Engineering firm Redhall plans to raise £7.5m in a share placing following the settlement of its long running contract dispute with renewable energy giant Vivergo Fuels.
The Wakefield-based company intends to raise the funds through a placing of 19.2 million shares at a price of 39 pence per share, which it said will be used to recapitalise the company’s balance sheet and for general working capital.
It said the move, along with the restructuring of the business, would allow the company to capitalise on “significant opportunities in its key end markets.”
Redhall’s chief executive, Richard Shuttleworth, said: “We are delighted by the positive response from new and existing investors to this fundraising, which has the potential to be transformational for Redhall by recapitalising our balance sheet.

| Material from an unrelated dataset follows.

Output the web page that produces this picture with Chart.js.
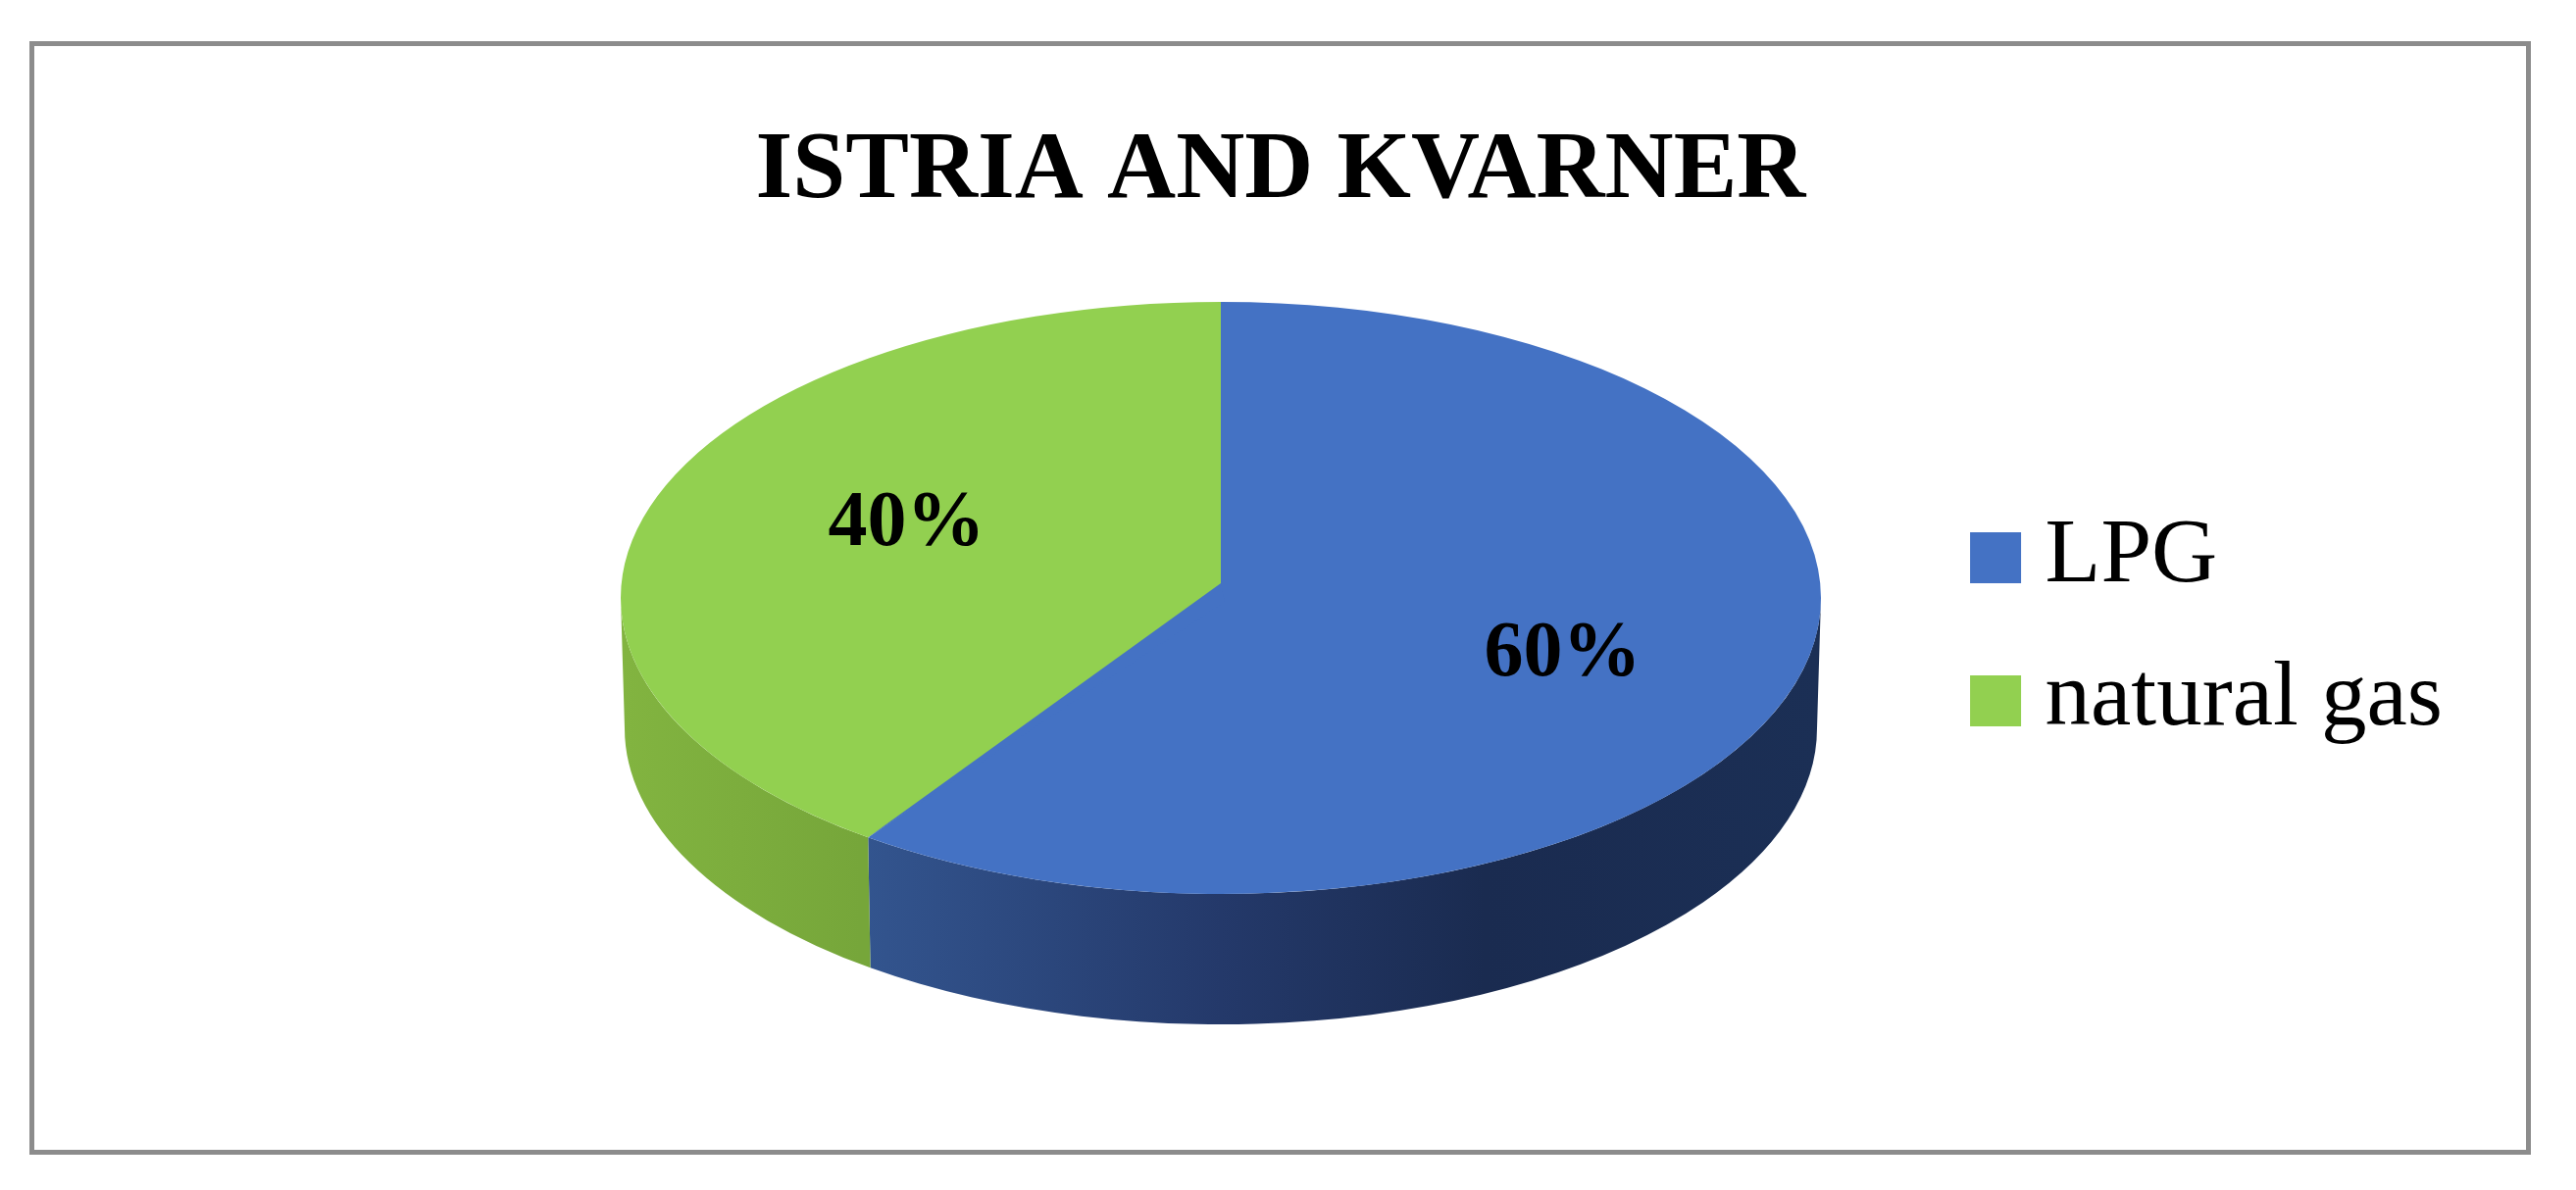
<!DOCTYPE html>
<html>
<head>
<meta charset="utf-8">
<title>Istria and Kvarner</title>
<script src="https://cdn.jsdelivr.net/npm/chart.js@4"></script>
<style>
    html, body { margin: 0; padding: 0; background: #fff; overflow: hidden; }
    #frame {
        position: absolute; left: 30px; top: 42px;
        width: 2541px; height: 1126px;
        border: 5px solid #8c8c8c;
    }
    canvas { display: block; }
</style>
</head>
<body>
<div id="frame"><canvas id="pieChart" width="2541" height="1126"></canvas></div>
<script>
const categories = ['LPG', 'natural gas'];
const shares = [60, 40];
const chartTitle = 'ISTRIA AND KVARNER';

const topColors = ['#4472c4', '#92d050'];

// Fake 3D: squash the pie into an ellipse and draw a side wall under it
const tilt3d = {
    id: 'tilt3d',
    beforeDatasetsDraw(chart, args, opts) {
        const ctx = chart.ctx;
        const arcs = chart.getDatasetMeta(0).data;
        const rx = arcs[0].outerRadius;
        const ry = rx * opts.tilt;

        // side wall, only the front half of the circle shows
        arcs.forEach((arc, i) => {
            const a0 = Math.max(arc.startAngle, 0);
            const a1 = Math.min(arc.endAngle, Math.PI);
            if (a1 <= a0) return;
            const grad = ctx.createLinearGradient(opts.x - rx, 0, opts.x + rx, 0);
            opts.wallStops[i].forEach(s => grad.addColorStop(s[0], s[1]));
            ctx.beginPath();
            ctx.ellipse(opts.x, opts.y, rx, ry, 0, a0, a1);
            ctx.ellipse(opts.x, opts.y + opts.depth, rx - opts.inset, ry, 0, a1, a0, true);
            ctx.closePath();
            ctx.fillStyle = grad;
            ctx.fill();
        });

        ctx.save();
        ctx.translate(opts.x, opts.y);
        ctx.scale(1, opts.tilt);
        ctx.translate(-arcs[0].x, -arcs[0].y);
    },
    afterDatasetsDraw(chart, args, opts) {
        const ctx = chart.ctx;
        ctx.restore();
        const arcs = chart.getDatasetMeta(0).data;
        const rx = arcs[0].outerRadius;
        const ry = rx * opts.tilt;

        // the apex sits a bit above the ellipse centre in the original
        const end = arcs[0].endAngle;
        ctx.beginPath();
        ctx.moveTo(opts.x, opts.y - opts.apexLift);
        ctx.lineTo(opts.x + 4, opts.y + 4);
        ctx.lineTo(opts.x + rx * Math.cos(end), opts.y + ry * Math.sin(end));
        ctx.closePath();
        ctx.fillStyle = topColors[0];
        ctx.fill();

        // percent labels
        ctx.fillStyle = '#000';
        ctx.font = opts.labelFont;
        ctx.textAlign = 'center';
        ctx.textBaseline = 'middle';
        arcs.forEach((arc, i) => {
            const mid = (arc.startAngle + arc.endAngle) / 2;
            const lx = opts.x + rx * opts.labelRadius * Math.cos(mid) + opts.labelNudge[i][0];
            const ly = opts.y + ry * opts.labelRadius * Math.sin(mid) + opts.labelNudge[i][1];
            ctx.fillText(shares[i] + '%', lx, ly);
        });
    }
};

new Chart(document.getElementById('pieChart').getContext('2d'), {
    type: 'pie',
    plugins: [tilt3d],
    data: {
        labels: categories,
        datasets: [{
            data: shares,
            backgroundColor: topColors,
            borderWidth: 0,
            radius: 612,
            clip: false
        }]
    },
    options: {
        responsive: false,
        animation: false,
        layout: {
            padding: { top: 71, bottom: 7, left: 76, right: 75 }
        },
        plugins: {
            title: {
                display: true,
                text: chartTitle,
                color: '#000',
                font: { family: "'Liberation Serif'", size: 97, weight: 'bold' },
                padding: 0
            },
            legend: {
                position: 'right',
                labels: {
                    color: '#000',
                    font: { family: "'Liberation Serif'", size: 93 },
                    usePointStyle: true,
                    pointStyle: 'rect',
                    boxWidth: 8,
                    boxHeight: 52,
                    padding: 53
                }
            },
            tooltip: { enabled: false },
            tilt3d: {
                x: 1210,
                y: 563,
                tilt: 0.4935,
                depth: 133,
                inset: 4,
                apexLift: 15,
                labelFont: "bold 80px 'Liberation Serif'",
                labelRadius: 0.59,
                labelNudge: [[5, 3], [23, -20]],
                wallStops: [
                    [[0.2, '#33558f'], [0.5, '#24396a'], [0.72, '#1a2b50'], [1, '#1b2f55']],
                    [[0, '#82b440'], [0.2, '#76a63a']]
                ]
            }
        }
    }
});
</script>
</body>
</html>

“This fundraising will give us the opportunity to deliver our strategy, which focuses on the company’s core strengths in niche manufacturing and specialised contracting.
“We see significant opportunities open to us in our key markets and the company is now well positioned for future growth.”
Earlier this year, Redhall announced it had accepted a lower than expected settlement offer of £2.1m from Vivergo, but analysts welcomed the deal saying it would close the matter.
Redhall said the full and final settlement of all claims fell considerably short of the amount the board believed was recoverable, but the group decided that further legal proceedings would have been a long and drawn out process, and the outcome and legal costs would have been uncertain. There will be an exceptional charge of £7.7m before tax and legal and professional costs incurred in reaching the settlement.
The case dates back to Vivergo’s decision to terminate Redhall’s work at a new biofuels plant at Saltend in 2011 following delays.
Analysts from Charles Stanley Securities said: “With today’s announcement, the balance sheet is strengthened further with net debt expected to fall to £12.6m and £10.5m by September 2014 and 2015 respectively.
“With pressure on the balance sheet now eased, this will help allay investor concerns and allow management to focus on its trading activities.”